## DIRECTIONS FOR THIS TASK:
In the records below, find the line that contains "Clone this chart in Plotly." and the line that contains "GAP = 0.229"; write out exactly those two lines and everything between them, without the pictures.

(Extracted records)
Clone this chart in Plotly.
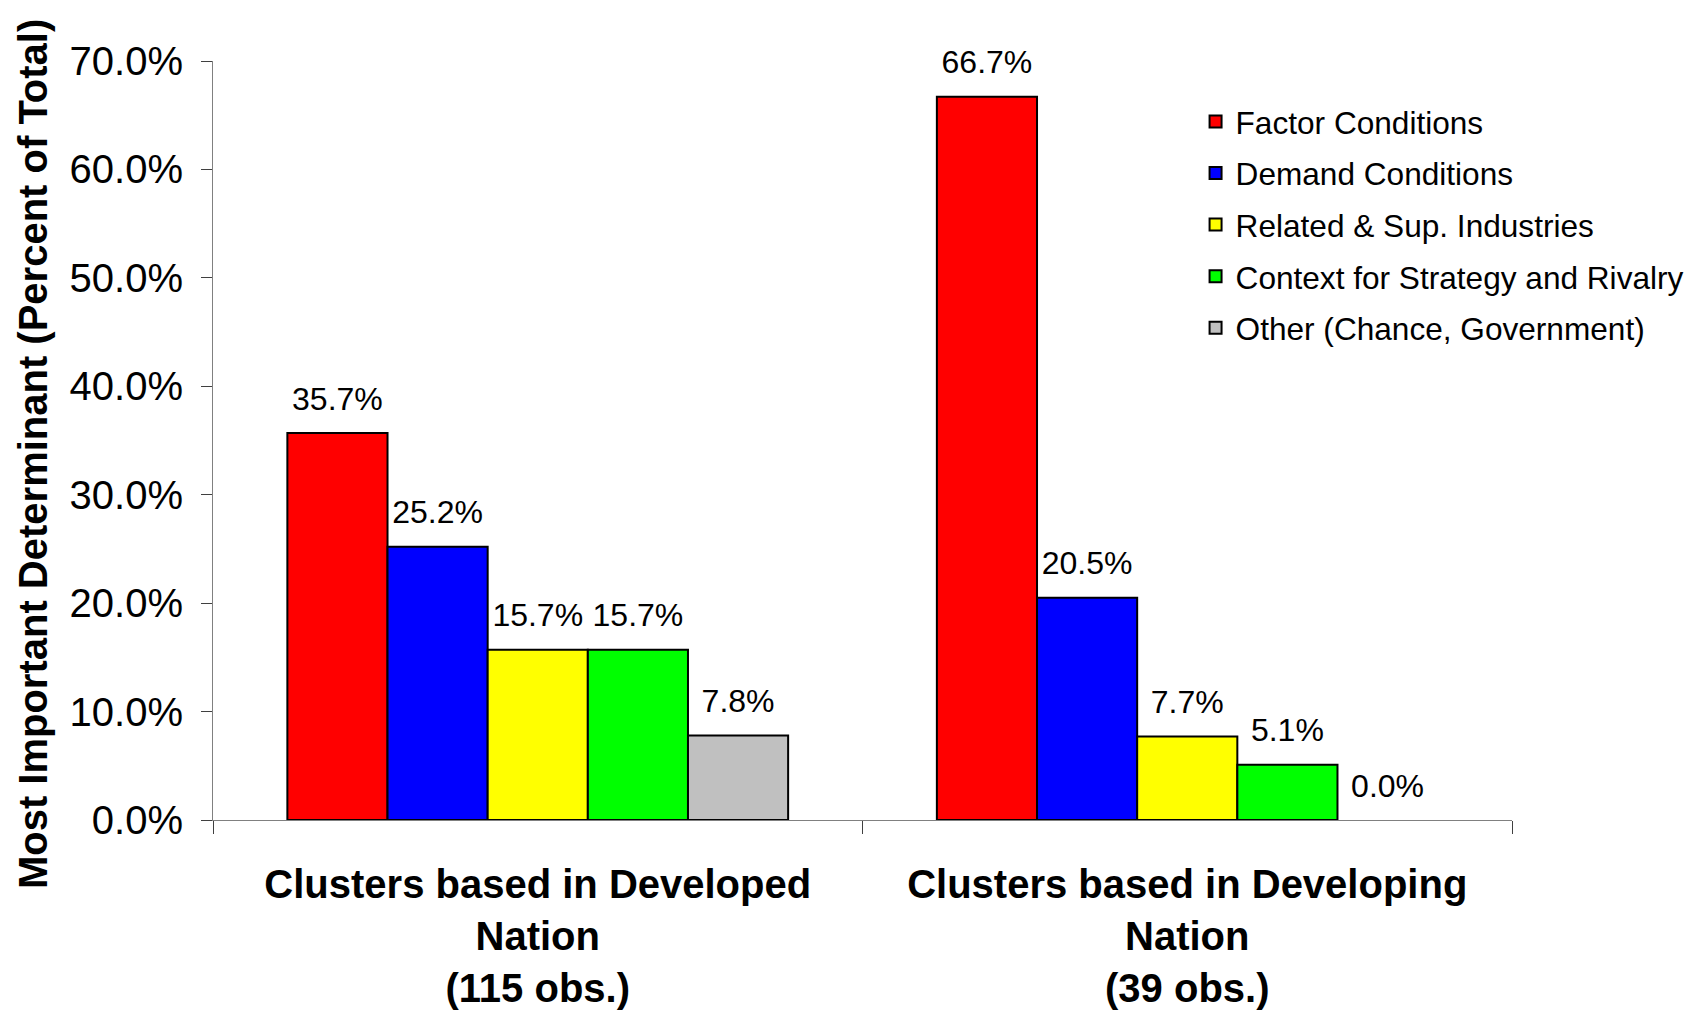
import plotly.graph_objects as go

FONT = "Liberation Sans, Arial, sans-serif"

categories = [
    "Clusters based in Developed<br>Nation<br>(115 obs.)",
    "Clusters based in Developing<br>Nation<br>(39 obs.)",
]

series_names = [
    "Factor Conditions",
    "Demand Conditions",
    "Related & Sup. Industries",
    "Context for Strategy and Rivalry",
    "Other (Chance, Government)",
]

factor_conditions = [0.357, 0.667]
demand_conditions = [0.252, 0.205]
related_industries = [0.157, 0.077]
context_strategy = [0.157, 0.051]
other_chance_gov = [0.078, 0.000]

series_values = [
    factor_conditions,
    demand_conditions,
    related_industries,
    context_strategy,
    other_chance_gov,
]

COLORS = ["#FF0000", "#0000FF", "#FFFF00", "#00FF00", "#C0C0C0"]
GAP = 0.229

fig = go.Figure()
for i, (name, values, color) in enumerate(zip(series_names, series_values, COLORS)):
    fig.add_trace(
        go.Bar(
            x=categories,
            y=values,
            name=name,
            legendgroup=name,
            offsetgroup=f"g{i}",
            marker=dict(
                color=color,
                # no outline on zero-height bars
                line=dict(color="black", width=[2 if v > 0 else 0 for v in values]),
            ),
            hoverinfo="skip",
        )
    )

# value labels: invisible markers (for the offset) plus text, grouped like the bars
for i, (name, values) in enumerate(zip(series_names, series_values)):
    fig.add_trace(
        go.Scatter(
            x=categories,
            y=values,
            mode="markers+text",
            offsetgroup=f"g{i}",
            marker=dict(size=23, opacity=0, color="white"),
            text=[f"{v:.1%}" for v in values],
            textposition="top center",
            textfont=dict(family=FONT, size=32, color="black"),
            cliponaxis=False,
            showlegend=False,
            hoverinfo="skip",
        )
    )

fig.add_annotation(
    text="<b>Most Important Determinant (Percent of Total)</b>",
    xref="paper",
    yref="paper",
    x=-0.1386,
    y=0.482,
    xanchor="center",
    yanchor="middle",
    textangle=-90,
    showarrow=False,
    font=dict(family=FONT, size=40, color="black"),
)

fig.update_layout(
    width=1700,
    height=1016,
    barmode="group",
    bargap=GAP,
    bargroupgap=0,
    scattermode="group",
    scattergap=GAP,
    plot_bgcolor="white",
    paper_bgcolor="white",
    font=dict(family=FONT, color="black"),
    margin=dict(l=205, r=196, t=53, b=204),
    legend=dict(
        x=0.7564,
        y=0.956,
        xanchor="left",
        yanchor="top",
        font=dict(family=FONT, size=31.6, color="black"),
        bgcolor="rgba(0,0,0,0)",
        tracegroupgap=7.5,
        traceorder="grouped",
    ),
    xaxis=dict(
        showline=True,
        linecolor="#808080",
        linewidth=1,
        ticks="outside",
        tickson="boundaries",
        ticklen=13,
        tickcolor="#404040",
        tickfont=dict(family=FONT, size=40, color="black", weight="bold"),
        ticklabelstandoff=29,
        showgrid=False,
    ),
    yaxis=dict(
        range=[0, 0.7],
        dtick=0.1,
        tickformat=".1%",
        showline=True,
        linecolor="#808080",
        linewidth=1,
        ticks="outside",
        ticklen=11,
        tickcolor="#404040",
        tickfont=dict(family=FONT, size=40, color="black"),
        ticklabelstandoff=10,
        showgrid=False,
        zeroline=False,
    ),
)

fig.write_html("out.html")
* * *
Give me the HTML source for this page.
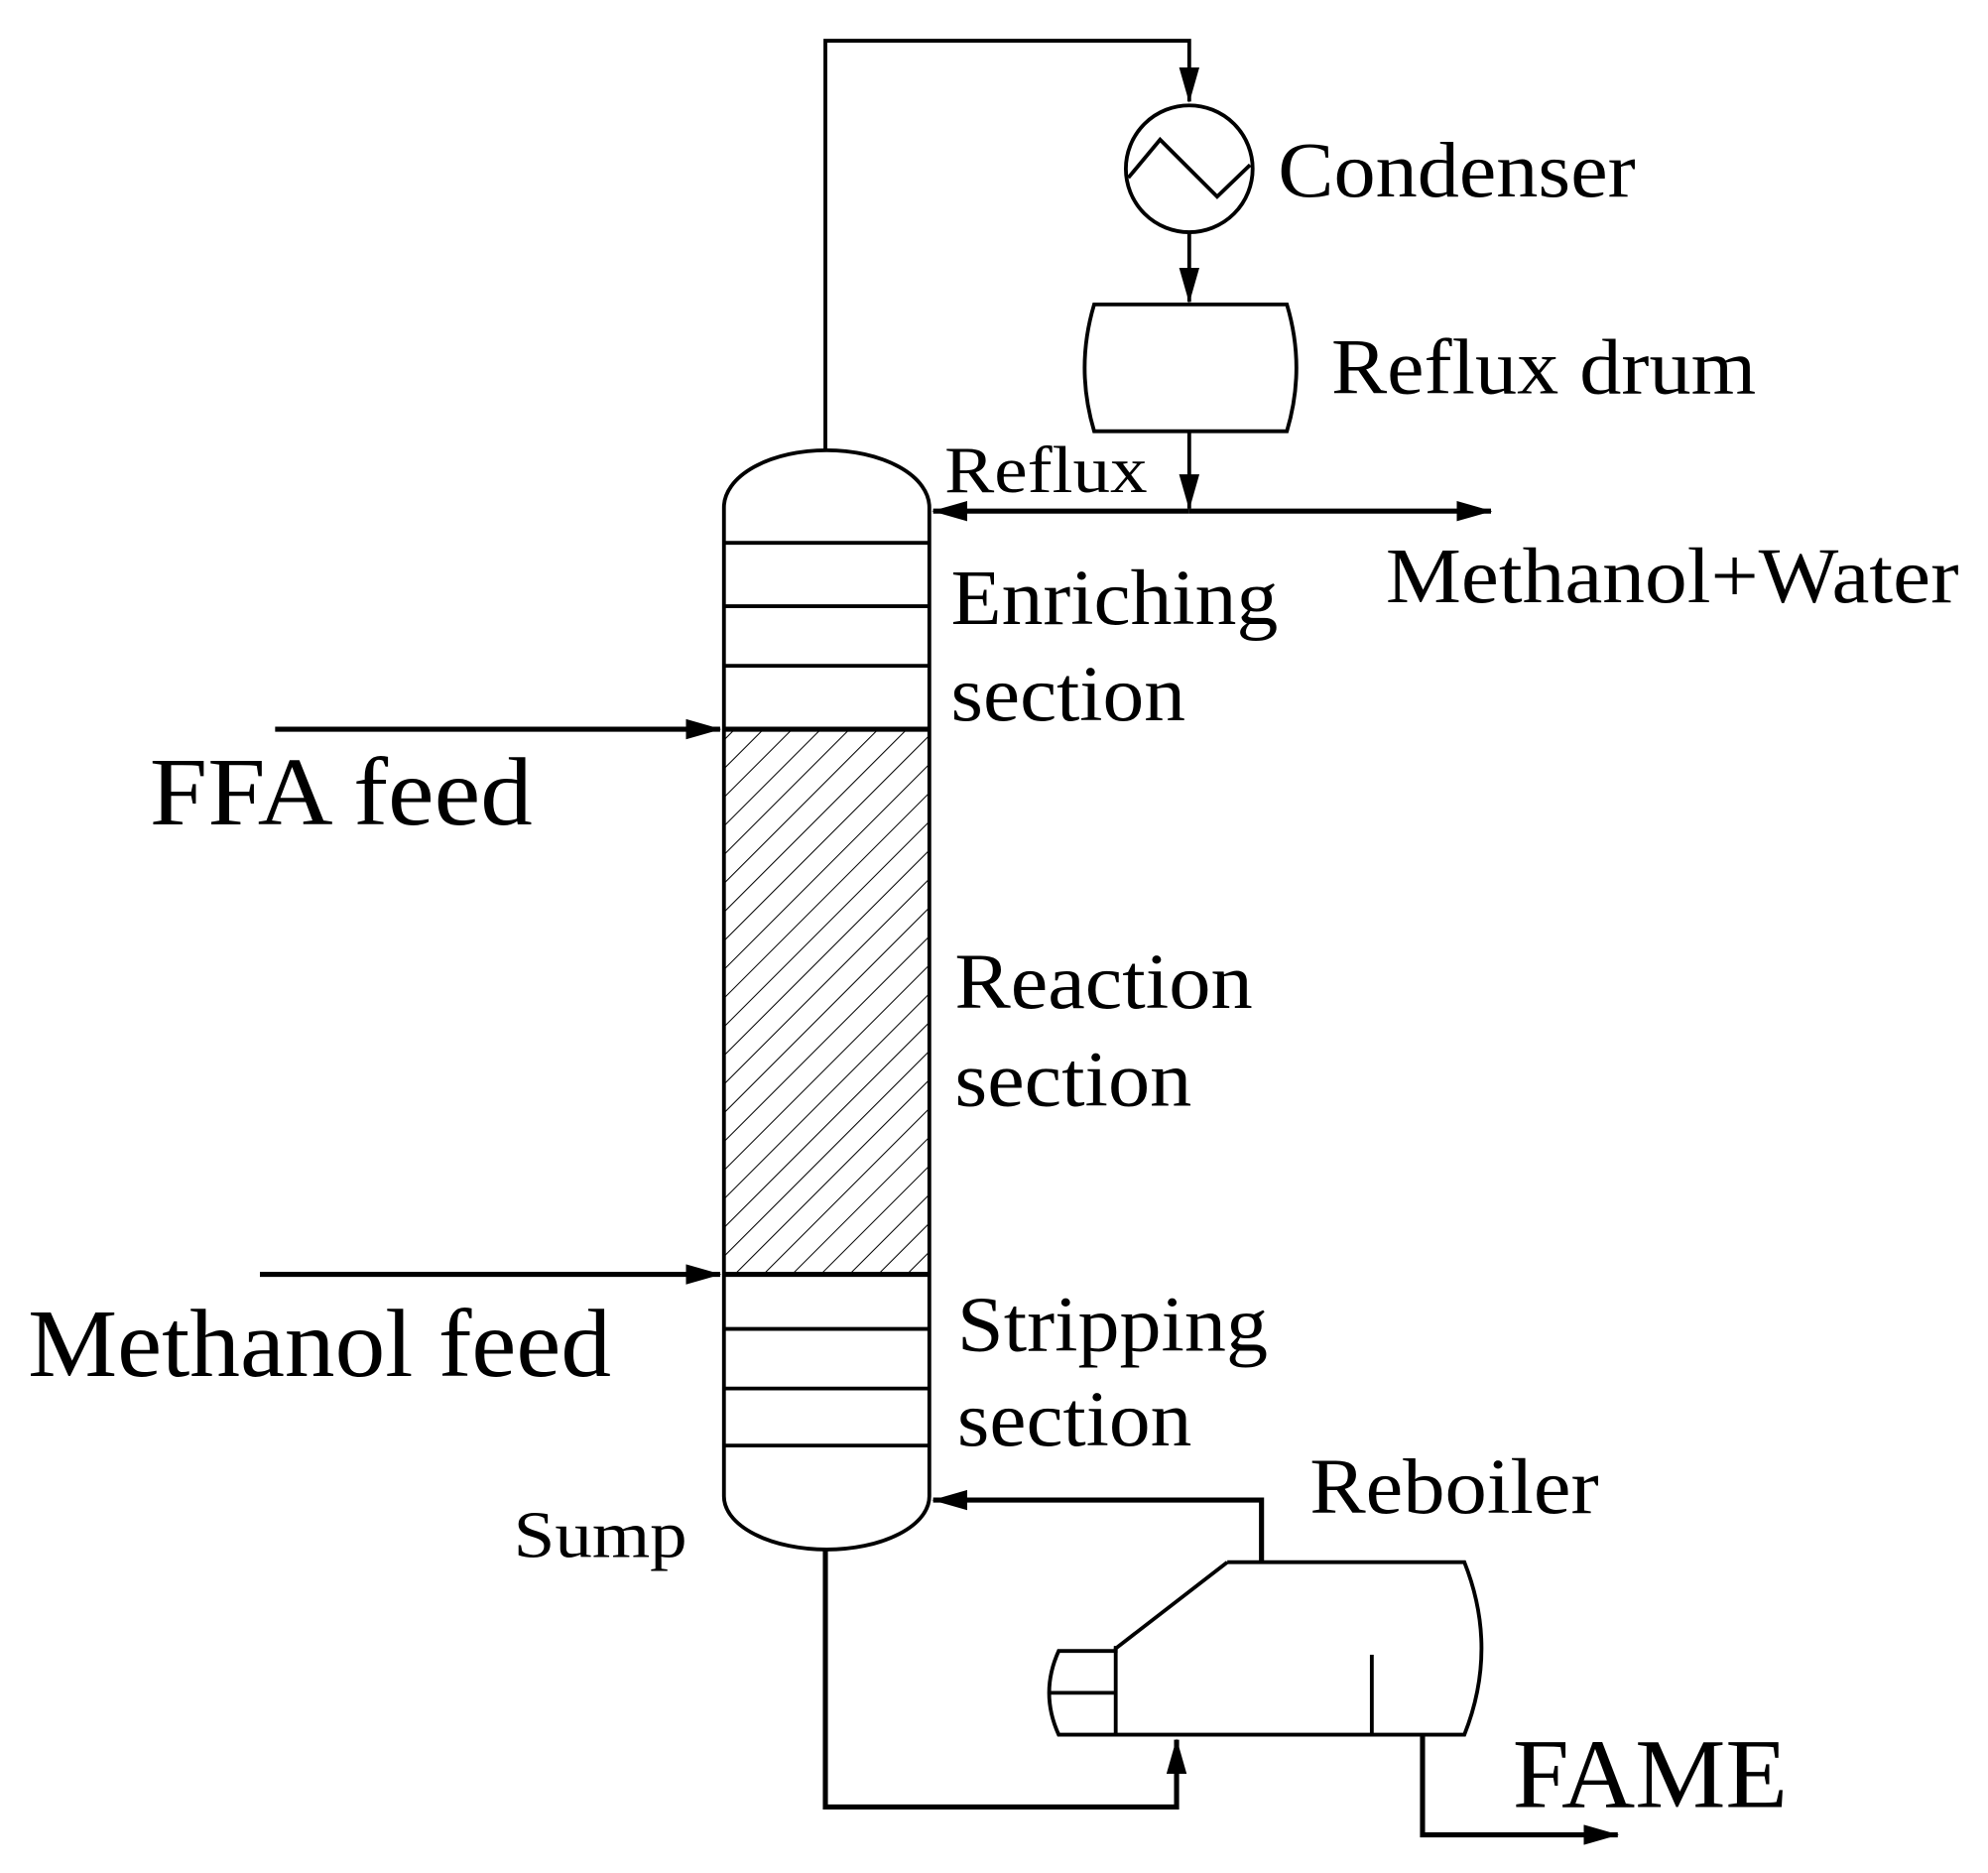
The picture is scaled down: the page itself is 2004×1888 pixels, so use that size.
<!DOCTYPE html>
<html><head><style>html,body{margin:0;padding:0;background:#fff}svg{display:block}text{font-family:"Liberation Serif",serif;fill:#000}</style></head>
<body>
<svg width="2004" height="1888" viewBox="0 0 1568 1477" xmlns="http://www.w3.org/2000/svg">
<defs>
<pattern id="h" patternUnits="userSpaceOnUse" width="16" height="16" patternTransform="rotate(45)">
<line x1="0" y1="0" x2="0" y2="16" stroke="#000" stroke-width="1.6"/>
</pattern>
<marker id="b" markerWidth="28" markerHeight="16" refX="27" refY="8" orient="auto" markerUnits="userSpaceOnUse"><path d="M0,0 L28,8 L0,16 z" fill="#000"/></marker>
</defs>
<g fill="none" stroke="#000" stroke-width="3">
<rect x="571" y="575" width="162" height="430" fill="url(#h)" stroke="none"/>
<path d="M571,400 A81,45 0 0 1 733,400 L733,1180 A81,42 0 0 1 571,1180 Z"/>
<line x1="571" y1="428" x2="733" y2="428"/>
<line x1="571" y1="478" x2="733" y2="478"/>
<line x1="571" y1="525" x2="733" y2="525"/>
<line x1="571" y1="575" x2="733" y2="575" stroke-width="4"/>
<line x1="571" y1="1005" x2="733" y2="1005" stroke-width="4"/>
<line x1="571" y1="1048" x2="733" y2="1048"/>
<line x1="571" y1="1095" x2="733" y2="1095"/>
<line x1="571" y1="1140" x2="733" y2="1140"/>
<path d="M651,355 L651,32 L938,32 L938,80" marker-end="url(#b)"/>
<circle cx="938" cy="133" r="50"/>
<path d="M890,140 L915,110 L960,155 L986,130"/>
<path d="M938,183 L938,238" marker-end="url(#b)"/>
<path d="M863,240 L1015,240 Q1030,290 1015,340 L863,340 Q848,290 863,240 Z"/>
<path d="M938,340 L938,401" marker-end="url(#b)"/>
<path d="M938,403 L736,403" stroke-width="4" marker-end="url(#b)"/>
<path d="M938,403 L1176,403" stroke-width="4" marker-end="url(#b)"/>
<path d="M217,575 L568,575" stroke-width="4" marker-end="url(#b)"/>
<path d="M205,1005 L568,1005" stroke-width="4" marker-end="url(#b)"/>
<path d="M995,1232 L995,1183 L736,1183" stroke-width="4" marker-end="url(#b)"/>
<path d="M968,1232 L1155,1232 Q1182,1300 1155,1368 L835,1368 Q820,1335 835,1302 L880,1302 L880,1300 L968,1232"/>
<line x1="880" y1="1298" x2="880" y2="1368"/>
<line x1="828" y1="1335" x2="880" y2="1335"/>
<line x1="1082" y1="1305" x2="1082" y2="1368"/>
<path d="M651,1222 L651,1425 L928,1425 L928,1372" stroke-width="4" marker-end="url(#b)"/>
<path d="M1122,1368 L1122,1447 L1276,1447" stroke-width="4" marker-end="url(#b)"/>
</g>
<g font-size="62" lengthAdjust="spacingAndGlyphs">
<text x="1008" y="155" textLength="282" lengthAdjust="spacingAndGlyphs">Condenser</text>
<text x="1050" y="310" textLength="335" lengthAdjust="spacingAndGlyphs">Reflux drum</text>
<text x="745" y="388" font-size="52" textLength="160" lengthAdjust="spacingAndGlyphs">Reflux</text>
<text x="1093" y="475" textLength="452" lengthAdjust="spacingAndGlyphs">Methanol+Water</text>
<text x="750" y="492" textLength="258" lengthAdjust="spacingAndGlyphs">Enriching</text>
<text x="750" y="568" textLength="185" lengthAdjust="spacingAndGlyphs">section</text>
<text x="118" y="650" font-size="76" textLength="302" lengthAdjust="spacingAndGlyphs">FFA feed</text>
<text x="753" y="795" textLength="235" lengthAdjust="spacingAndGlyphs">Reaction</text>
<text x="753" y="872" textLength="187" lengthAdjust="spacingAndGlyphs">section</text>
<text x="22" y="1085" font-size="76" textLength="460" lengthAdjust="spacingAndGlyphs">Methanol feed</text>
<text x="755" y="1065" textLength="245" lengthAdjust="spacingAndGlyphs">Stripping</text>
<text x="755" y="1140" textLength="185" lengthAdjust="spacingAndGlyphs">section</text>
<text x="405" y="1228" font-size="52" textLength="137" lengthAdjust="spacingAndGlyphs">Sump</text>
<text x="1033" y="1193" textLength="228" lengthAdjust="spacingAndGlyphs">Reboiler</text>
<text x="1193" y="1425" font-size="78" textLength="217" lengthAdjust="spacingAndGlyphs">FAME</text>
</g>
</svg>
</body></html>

## ANSWER IN FULL:
Clone this chart in Plotly.
import plotly.graph_objects as go

FONT = "Liberation Sans, Arial, sans-serif"

categories = [
    "Clusters based in Developed<br>Nation<br>(115 obs.)",
    "Clusters based in Developing<br>Nation<br>(39 obs.)",
]

series_names = [
    "Factor Conditions",
    "Demand Conditions",
    "Related & Sup. Industries",
    "Context for Strategy and Rivalry",
    "Other (Chance, Government)",
]

factor_conditions = [0.357, 0.667]
demand_conditions = [0.252, 0.205]
related_industries = [0.157, 0.077]
context_strategy = [0.157, 0.051]
other_chance_gov = [0.078, 0.000]

series_values = [
    factor_conditions,
    demand_conditions,
    related_industries,
    context_strategy,
    other_chance_gov,
]

COLORS = ["#FF0000", "#0000FF", "#FFFF00", "#00FF00", "#C0C0C0"]
GAP = 0.229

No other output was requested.